↓
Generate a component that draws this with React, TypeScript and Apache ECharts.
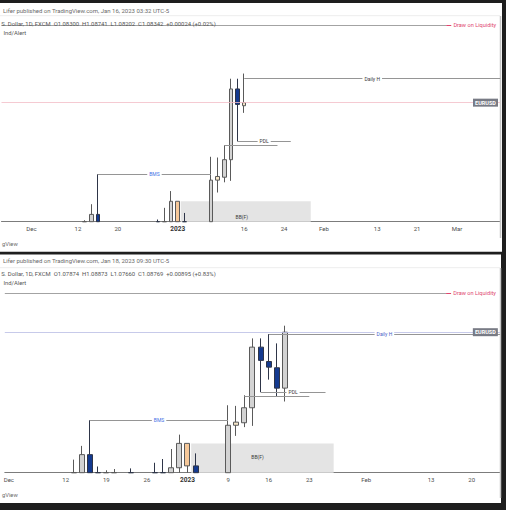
↑
↓
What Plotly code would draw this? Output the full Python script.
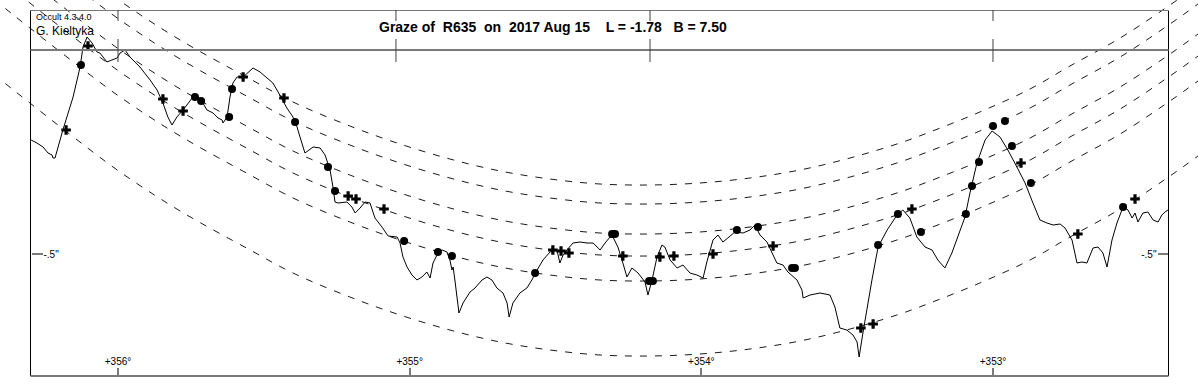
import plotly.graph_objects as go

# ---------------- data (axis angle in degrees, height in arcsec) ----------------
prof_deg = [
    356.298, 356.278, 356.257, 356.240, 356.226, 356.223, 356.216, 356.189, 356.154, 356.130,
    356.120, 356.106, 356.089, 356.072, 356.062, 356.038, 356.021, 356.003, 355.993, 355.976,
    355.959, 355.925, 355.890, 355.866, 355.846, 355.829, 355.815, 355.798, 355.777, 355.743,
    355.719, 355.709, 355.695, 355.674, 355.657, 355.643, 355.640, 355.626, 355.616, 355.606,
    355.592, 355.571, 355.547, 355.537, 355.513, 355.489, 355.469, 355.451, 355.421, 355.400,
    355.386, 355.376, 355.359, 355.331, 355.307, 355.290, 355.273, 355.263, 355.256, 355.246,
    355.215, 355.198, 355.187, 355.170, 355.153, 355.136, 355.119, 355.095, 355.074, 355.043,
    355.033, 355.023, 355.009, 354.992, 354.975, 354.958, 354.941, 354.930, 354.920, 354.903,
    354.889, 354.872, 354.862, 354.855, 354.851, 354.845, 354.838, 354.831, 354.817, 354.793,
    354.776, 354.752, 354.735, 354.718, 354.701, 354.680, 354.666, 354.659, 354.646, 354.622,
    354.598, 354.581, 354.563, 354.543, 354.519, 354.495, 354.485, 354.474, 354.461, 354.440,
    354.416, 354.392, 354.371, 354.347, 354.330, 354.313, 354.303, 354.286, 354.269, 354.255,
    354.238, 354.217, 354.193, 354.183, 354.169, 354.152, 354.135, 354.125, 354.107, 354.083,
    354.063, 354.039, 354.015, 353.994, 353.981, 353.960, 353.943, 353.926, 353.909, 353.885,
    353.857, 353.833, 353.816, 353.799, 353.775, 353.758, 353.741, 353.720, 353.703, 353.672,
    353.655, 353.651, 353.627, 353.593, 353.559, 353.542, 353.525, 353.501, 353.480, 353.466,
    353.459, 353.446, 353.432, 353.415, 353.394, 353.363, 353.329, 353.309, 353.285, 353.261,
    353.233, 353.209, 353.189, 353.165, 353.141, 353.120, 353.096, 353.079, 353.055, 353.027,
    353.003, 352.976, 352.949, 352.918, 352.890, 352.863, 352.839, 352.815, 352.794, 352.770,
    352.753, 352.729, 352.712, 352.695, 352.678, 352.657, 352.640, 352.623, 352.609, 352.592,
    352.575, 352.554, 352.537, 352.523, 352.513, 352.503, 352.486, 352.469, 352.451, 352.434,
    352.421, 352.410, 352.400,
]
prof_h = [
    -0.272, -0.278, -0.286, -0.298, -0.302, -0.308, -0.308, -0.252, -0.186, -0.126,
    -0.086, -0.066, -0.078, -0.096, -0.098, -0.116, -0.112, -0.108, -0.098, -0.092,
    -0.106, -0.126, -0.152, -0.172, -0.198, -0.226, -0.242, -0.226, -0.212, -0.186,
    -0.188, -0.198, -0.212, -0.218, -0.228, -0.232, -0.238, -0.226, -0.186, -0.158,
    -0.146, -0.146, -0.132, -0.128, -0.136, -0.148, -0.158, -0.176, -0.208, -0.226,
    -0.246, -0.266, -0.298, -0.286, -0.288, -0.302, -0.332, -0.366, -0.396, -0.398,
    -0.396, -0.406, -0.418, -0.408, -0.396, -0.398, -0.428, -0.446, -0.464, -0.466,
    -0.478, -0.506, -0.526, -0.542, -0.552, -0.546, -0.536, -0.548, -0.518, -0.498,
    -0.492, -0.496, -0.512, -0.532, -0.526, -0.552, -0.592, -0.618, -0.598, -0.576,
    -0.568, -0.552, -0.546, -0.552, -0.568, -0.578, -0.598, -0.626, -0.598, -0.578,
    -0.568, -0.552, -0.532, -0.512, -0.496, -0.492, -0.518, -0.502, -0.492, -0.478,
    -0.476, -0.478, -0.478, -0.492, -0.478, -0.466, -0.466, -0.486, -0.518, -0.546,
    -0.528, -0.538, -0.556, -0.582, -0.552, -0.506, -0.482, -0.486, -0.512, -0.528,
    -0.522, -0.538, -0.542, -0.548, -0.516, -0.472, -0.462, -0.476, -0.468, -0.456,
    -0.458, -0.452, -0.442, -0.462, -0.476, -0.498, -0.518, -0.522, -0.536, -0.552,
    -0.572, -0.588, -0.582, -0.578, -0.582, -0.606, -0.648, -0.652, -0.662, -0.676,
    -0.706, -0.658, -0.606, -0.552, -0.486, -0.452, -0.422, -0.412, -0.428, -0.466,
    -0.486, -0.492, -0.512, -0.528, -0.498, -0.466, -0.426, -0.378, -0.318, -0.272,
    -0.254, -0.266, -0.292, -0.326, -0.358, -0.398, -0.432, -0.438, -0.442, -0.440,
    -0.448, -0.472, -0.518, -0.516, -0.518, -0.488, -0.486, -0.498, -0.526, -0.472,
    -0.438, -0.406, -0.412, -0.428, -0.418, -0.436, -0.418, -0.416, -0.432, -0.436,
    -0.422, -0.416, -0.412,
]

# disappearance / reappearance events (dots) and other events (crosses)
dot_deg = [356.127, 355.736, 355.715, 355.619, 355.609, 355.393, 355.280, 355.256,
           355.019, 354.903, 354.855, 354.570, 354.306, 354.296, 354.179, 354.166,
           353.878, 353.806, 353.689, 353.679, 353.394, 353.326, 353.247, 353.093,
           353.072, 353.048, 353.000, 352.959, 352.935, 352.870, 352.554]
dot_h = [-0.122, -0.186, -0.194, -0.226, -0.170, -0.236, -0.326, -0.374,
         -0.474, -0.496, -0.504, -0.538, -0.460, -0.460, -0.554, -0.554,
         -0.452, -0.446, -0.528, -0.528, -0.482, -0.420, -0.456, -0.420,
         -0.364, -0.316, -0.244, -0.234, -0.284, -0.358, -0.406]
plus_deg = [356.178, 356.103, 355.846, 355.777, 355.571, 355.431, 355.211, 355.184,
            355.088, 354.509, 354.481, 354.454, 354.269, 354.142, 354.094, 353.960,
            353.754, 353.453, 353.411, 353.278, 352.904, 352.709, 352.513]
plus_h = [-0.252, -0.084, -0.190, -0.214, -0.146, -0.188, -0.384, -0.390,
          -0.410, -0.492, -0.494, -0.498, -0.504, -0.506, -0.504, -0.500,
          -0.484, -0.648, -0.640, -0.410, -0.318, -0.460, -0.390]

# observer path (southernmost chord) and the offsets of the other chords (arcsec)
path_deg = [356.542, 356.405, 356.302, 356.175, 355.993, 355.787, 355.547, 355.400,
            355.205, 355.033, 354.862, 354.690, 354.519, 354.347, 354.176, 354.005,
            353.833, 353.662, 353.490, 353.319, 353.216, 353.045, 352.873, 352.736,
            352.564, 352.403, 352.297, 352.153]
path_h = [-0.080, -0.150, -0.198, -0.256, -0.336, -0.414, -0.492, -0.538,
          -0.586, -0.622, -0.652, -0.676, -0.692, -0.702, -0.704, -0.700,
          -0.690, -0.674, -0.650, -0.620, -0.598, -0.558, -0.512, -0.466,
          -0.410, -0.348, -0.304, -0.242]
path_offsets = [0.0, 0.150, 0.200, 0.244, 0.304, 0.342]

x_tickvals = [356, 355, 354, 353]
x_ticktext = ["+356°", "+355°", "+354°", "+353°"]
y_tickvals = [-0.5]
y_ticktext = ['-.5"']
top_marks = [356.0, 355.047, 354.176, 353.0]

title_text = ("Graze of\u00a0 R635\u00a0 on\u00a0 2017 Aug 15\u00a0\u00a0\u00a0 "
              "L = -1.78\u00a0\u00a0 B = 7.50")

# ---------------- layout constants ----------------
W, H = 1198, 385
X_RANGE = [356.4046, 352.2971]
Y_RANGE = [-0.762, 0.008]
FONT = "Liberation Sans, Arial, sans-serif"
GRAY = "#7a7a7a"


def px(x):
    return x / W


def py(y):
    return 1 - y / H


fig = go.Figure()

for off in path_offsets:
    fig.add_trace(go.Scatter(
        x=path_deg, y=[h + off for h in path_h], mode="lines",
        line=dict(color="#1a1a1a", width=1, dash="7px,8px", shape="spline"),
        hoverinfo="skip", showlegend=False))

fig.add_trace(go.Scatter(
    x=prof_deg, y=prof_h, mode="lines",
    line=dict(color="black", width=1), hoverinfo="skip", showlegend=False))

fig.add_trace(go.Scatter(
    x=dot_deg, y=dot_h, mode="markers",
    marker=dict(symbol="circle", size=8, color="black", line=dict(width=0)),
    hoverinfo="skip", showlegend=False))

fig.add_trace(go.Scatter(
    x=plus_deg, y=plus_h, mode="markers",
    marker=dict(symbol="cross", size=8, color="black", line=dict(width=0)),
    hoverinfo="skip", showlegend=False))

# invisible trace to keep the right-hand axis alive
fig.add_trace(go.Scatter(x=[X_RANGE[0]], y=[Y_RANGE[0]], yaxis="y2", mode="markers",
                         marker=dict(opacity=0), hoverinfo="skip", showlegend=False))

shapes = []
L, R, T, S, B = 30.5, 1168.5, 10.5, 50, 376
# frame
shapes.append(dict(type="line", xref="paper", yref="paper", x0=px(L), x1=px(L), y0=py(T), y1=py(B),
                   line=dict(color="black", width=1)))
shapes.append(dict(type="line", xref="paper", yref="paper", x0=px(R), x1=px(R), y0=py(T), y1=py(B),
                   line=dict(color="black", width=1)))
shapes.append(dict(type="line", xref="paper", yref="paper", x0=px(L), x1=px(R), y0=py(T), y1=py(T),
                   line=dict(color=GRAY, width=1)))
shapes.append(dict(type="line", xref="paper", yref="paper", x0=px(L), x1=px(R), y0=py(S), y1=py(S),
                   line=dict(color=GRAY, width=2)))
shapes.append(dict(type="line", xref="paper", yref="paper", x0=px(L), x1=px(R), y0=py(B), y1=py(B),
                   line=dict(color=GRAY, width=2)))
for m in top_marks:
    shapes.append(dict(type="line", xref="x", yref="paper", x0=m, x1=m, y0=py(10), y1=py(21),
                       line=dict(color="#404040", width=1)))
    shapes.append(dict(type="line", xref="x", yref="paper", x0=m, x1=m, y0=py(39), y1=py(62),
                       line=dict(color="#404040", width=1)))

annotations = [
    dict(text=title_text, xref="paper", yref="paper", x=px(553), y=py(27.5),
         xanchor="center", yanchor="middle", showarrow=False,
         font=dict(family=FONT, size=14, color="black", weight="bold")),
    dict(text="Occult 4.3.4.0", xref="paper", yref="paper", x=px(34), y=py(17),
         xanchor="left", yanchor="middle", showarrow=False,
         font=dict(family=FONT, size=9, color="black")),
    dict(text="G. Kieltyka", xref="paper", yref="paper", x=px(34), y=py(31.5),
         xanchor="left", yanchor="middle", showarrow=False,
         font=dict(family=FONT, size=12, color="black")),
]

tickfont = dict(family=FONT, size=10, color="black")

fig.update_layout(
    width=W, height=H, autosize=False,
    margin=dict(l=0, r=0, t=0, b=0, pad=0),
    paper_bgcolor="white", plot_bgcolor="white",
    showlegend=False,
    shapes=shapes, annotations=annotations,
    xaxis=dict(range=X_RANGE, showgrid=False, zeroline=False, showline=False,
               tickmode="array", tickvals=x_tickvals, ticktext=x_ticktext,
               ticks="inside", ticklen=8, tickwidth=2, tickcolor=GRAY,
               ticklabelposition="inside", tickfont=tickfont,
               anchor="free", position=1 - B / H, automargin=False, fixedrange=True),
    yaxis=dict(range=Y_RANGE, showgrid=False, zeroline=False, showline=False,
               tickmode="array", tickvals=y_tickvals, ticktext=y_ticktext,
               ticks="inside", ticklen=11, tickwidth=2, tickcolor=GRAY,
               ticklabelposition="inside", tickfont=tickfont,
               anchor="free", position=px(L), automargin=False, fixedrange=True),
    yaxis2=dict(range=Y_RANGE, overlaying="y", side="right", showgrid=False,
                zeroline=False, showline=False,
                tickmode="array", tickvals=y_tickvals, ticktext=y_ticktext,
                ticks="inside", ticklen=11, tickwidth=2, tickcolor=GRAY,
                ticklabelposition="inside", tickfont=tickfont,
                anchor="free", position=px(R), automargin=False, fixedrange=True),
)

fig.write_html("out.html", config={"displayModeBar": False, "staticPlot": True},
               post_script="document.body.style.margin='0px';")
↑
The lines you need run from the one containing "What Plotly code" down to the one containing "import plotly.graph_objects as go"; print them exactly, both ends included, and leave out pictures.

What Plotly code would draw this? Output the full Python script.
import plotly.graph_objects as go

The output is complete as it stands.